Season 4 was shock-released Friday, a week ahead of schedule, and like the film (also called “Veronica Mars”), it reunites the central cast, which has stuck with the story across 15 years. Kristen Bell is Veronica, the cynical daddy’s girl and tough California beach-town private eye, a cocktail of Nancy Drew and Sam Spade. Enrico Colantoni is Keith Mars, her wry father and mentor, banged up and fearing dementia after the brutal conclusion of the film. And Jason Dohring is back as Logan Echolls, her bad-boy boyfriend, now a naval intelligence officer whose absences on secret missions supply the relationship angst formerly fueled by teenage moodiness and violence.

These three and a number of regular supporting players, including the friends portrayed by Percy Daggs III, Francis Capra and Ryan Hansen, solve a mystery — who’s setting off bombs targeting spring breakers in the seedier sections of Neptune, the home base of Mars Investigations — while enacting the show’s familiar, and still entertaining, lightly comic spin on hard-boiled noir.
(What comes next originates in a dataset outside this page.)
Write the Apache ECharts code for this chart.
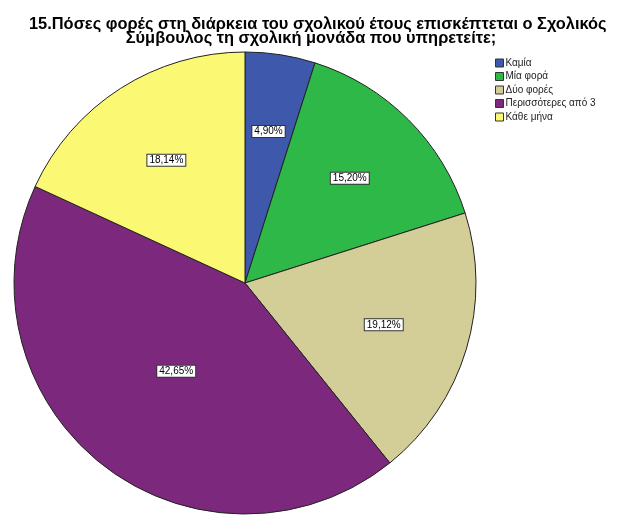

We’re not in high school anymore, though, and as Veronica agonizes over her future with Logan, frets about Keith’s health and bemoans the continuing gentrification of Neptune, her nostalgia for a simpler time may be paralleled by the viewer’s nostalgia for the immediate pleasures of the show’s splendid first season. Do we need more “Veronica Mars,” even if it continues to arrive in polished and pleasing packages?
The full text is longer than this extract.